-- start ENTRIES --

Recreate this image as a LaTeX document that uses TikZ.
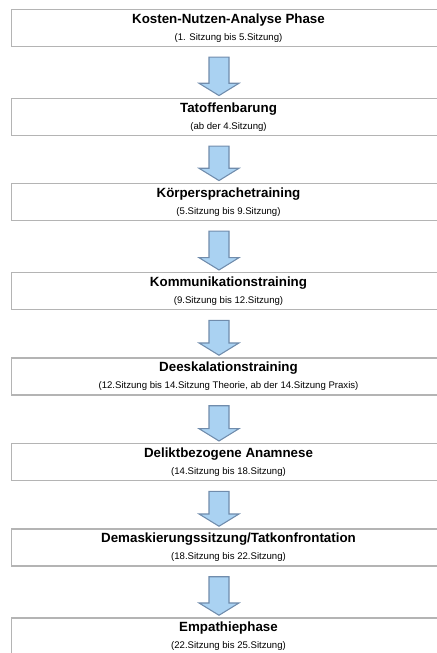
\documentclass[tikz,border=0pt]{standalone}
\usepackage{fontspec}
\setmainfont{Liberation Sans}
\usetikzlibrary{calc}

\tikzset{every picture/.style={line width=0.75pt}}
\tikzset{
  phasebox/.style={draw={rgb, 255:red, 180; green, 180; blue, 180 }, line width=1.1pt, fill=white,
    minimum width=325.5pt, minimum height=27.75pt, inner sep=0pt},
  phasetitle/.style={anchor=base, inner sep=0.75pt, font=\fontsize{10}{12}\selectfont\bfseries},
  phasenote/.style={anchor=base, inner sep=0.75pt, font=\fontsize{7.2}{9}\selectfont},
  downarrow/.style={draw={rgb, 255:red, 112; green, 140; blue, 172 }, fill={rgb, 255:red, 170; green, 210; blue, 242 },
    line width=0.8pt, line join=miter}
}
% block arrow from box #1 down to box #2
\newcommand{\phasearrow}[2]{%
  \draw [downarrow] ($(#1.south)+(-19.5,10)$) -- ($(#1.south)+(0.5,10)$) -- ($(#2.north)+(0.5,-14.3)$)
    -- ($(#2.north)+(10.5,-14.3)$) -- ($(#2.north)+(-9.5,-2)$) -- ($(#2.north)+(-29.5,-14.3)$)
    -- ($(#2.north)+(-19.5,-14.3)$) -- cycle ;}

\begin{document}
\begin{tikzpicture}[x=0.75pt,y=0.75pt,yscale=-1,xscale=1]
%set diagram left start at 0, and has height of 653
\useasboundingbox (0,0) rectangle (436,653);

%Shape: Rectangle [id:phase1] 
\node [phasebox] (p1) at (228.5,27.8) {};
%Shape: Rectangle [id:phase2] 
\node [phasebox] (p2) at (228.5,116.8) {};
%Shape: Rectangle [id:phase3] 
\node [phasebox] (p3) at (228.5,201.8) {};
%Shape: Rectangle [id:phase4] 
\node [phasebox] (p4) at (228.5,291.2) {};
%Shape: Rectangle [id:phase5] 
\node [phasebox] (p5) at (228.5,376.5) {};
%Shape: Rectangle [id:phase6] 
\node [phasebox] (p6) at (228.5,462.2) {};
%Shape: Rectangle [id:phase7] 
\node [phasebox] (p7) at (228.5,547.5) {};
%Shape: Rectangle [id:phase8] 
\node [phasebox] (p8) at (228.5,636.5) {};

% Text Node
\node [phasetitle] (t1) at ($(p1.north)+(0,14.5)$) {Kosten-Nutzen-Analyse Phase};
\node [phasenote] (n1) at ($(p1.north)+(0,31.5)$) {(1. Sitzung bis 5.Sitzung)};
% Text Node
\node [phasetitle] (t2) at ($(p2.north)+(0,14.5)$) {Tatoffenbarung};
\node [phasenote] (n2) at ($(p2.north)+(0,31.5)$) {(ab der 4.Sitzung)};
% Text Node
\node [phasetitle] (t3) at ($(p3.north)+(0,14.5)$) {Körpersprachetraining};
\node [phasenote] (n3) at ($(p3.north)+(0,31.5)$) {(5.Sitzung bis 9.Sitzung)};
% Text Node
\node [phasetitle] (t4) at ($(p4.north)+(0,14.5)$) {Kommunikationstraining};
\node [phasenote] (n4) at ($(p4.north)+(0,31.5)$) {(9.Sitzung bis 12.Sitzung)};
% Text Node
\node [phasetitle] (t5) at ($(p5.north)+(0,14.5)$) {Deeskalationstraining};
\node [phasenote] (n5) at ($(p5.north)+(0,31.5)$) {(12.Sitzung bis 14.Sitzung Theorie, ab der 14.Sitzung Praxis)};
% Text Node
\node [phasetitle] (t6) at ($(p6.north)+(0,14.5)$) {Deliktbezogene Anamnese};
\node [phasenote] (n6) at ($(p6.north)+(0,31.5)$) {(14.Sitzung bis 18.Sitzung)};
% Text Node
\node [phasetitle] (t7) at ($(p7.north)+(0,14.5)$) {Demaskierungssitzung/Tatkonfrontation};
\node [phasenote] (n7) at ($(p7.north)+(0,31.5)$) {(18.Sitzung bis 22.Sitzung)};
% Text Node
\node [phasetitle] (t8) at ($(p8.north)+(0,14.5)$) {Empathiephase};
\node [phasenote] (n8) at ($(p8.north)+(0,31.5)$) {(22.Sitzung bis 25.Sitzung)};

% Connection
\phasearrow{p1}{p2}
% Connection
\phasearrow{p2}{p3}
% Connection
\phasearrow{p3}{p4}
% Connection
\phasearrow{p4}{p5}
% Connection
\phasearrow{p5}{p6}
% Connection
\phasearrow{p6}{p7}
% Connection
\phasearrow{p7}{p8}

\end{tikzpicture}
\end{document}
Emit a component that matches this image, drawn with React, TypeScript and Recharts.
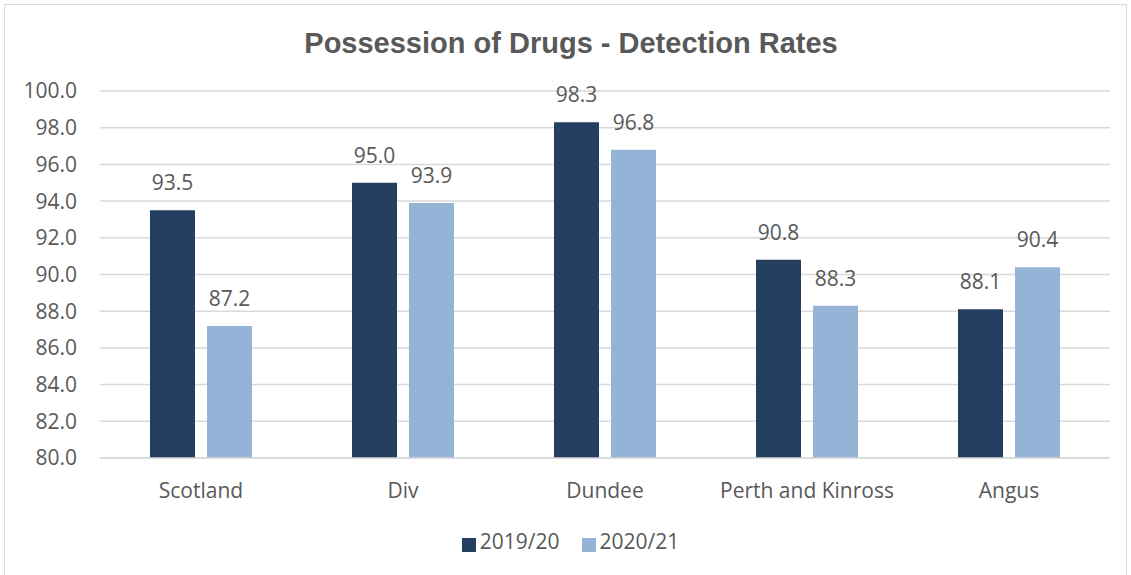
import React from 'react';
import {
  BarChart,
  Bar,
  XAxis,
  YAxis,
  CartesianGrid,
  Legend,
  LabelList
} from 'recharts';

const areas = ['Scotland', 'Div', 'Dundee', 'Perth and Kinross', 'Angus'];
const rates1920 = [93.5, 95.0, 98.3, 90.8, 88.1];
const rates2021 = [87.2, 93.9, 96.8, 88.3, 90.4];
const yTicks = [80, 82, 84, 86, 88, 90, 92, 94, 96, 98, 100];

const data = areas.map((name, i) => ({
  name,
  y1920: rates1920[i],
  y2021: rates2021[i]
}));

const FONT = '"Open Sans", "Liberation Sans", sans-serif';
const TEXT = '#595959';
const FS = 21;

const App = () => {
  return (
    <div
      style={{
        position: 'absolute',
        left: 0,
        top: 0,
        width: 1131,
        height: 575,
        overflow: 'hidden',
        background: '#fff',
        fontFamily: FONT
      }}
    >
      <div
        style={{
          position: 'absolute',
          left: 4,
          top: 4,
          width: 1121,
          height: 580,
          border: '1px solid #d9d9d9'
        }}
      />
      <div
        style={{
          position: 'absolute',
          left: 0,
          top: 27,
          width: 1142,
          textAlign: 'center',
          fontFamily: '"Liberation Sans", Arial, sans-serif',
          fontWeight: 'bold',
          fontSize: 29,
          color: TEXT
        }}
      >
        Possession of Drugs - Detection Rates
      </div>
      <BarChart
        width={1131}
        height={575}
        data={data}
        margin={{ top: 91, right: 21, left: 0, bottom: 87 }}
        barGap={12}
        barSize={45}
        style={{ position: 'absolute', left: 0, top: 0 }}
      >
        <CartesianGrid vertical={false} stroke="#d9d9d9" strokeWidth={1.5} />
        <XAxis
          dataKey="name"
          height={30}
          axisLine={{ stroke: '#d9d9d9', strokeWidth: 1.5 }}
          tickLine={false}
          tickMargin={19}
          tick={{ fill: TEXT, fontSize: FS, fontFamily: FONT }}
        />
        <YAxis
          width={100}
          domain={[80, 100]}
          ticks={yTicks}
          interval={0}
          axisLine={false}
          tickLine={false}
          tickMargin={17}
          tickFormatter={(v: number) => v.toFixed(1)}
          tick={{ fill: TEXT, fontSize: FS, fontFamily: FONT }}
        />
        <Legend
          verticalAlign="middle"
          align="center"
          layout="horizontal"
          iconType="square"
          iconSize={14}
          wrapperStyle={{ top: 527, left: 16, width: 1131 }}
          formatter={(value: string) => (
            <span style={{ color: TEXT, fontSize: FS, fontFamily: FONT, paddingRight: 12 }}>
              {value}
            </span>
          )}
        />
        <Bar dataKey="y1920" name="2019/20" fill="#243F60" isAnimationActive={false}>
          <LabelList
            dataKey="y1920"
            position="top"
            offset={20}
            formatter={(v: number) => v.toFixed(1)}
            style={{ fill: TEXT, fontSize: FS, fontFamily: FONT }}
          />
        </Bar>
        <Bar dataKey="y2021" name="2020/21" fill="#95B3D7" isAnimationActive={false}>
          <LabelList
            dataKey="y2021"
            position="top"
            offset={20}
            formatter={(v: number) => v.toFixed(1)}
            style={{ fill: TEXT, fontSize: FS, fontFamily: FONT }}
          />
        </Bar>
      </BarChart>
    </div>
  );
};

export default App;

-- end ENTRIES --

[THE REQUEST]: The required output is the exact run of lines from the start of the records through the line containing "(0,0) rectangle (436,653);", both ends included, with no pictures.

[EXERCISE SOLUTION]:
Recreate this image as a LaTeX document that uses TikZ.
\documentclass[tikz,border=0pt]{standalone}
\usepackage{fontspec}
\setmainfont{Liberation Sans}
\usetikzlibrary{calc}

\tikzset{every picture/.style={line width=0.75pt}}
\tikzset{
  phasebox/.style={draw={rgb, 255:red, 180; green, 180; blue, 180 }, line width=1.1pt, fill=white,
    minimum width=325.5pt, minimum height=27.75pt, inner sep=0pt},
  phasetitle/.style={anchor=base, inner sep=0.75pt, font=\fontsize{10}{12}\selectfont\bfseries},
  phasenote/.style={anchor=base, inner sep=0.75pt, font=\fontsize{7.2}{9}\selectfont},
  downarrow/.style={draw={rgb, 255:red, 112; green, 140; blue, 172 }, fill={rgb, 255:red, 170; green, 210; blue, 242 },
    line width=0.8pt, line join=miter}
}
% block arrow from box #1 down to box #2
\newcommand{\phasearrow}[2]{%
  \draw [downarrow] ($(#1.south)+(-19.5,10)$) -- ($(#1.south)+(0.5,10)$) -- ($(#2.north)+(0.5,-14.3)$)
    -- ($(#2.north)+(10.5,-14.3)$) -- ($(#2.north)+(-9.5,-2)$) -- ($(#2.north)+(-29.5,-14.3)$)
    -- ($(#2.north)+(-19.5,-14.3)$) -- cycle ;}

\begin{document}
\begin{tikzpicture}[x=0.75pt,y=0.75pt,yscale=-1,xscale=1]
%set diagram left start at 0, and has height of 653
\useasboundingbox (0,0) rectangle (436,653);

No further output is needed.